2011-02-02 07:18:00 | ノンジャンル
 黒沢清監督・共同脚本の'02年作品『ドッペルゲンガー』を、スカパーの日本映画専門チャンネルで再見しました。
 ユカ(永作博美)は弟が自殺したという連絡を受けますが、それ以降も自宅でパソコンを使って小説を書く弟を見続けます。医療器具メーカーで人工身体を開発する早崎(役所広司)は、自分の分身に付きまとわれるようになり、やがて開発が思うように進まずにイラつく早崎が寝ている間に、分身は「任せとけ」と言って、開発室に破壊の限りを尽くします。早崎はクビとなり、同僚から話を聞いていたユカと会うと、ユカは「慣れるしかない」と助言します。早崎の分身は職場から完成した人工身体を盗み出す一方、寝ているユカに「全部任せろ」と言うと、彼女の弟の頭を金槌で連打して殺し、砂浜に埋めます。ライバル社の情報収集を早崎から依頼された分身は、新たな助手として霧島(ユースケ・サンタマリア)を雇い、ユカを押し倒そうとしますが、早崎に止められ、殴られます。ライバル社に人工身体の完成品を売り込むことに成功した分身は、金と女は自分がもらうと言いますが、早崎は承知しません。
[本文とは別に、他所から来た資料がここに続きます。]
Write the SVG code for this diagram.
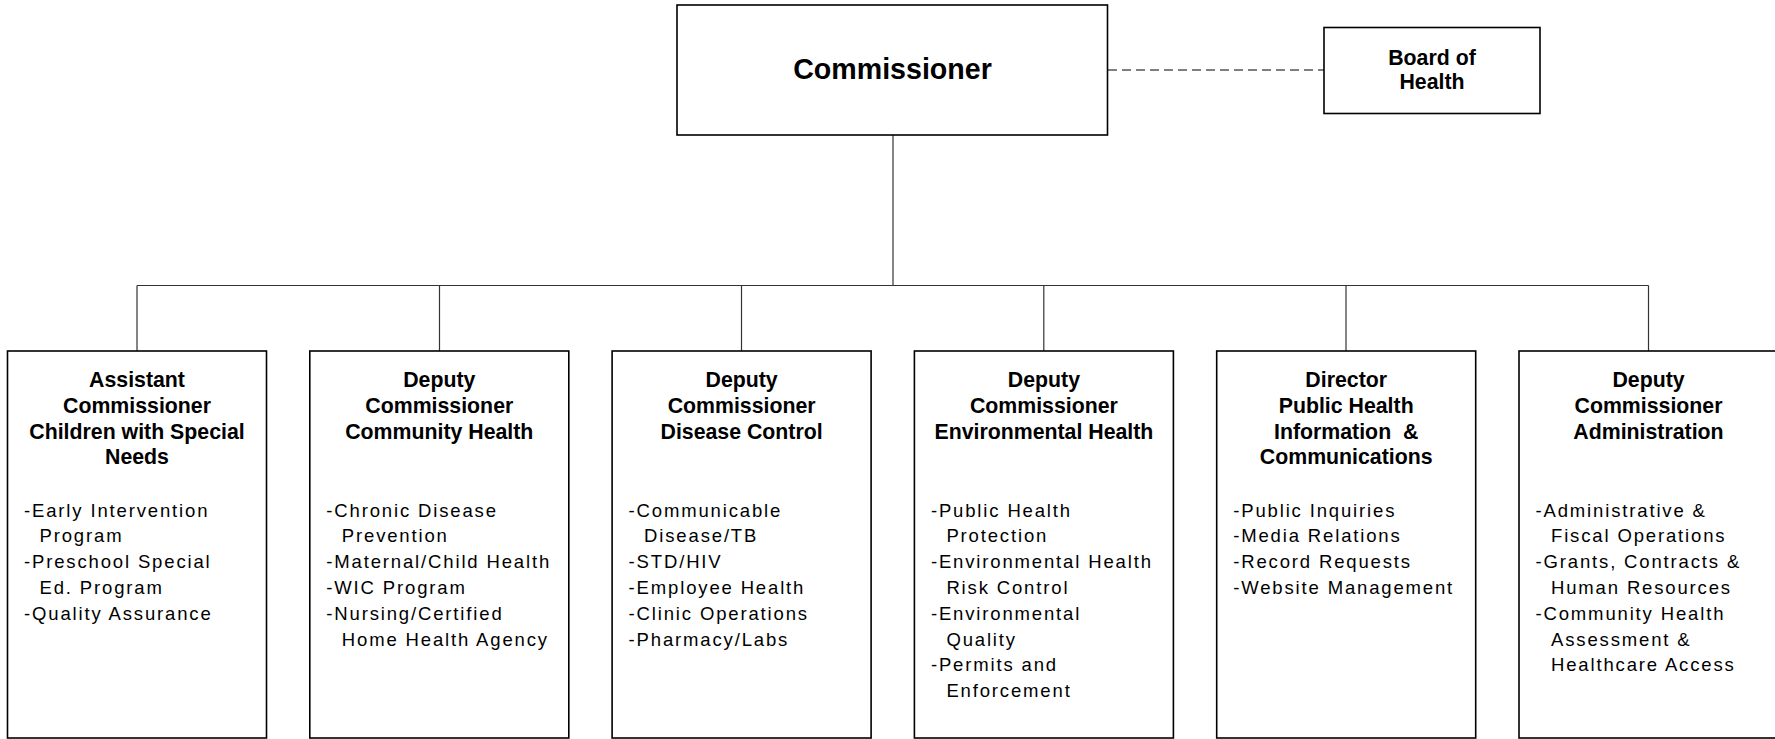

霧島はレンチで分身を殴り倒し、早崎はとどめを刺します。死体処理をした後、ユカは早崎に「気にするな」と言います。3人で人工身体を新潟のライバル社のところまでトラックで運ぼうとしますが、無人の野原の真ん中でエンストしてしまいます。早崎と霧島が水を汲みに行くと、早崎は霧島を川へ突き落とし、ユカと二人で出発します。その夜、2人が寝ているところに霧島が現れ、二人を襲い、トラックを奪って一人新潟へ向かいます。それに追いついた早崎とユカは、山中の廃墟ビルで霧島を再びやっつけた後、無事ライバル社へ人工身体を引き渡すところまで来ますが、最後になって心変わりした早崎はライバル社の重役を殴り倒し、トラックで去ります。そして最後に海に向かって人工身体と、データの入ったパソコンを捨て去るのでした。
 分割画面は明らかに、黒沢監督が敬愛するフライシャー監督の『絞殺魔』をマネたものであり、画面も終始暗く、陰気な映画でした。私に限って言うと、登場人物にリアリティが感じられず、ラストシーンを見てもポカーンといった感じでした。頭の悪い私には難解すぎる映画だったと思います。少なくとも、蓮實重彦先生は絶賛している映画です。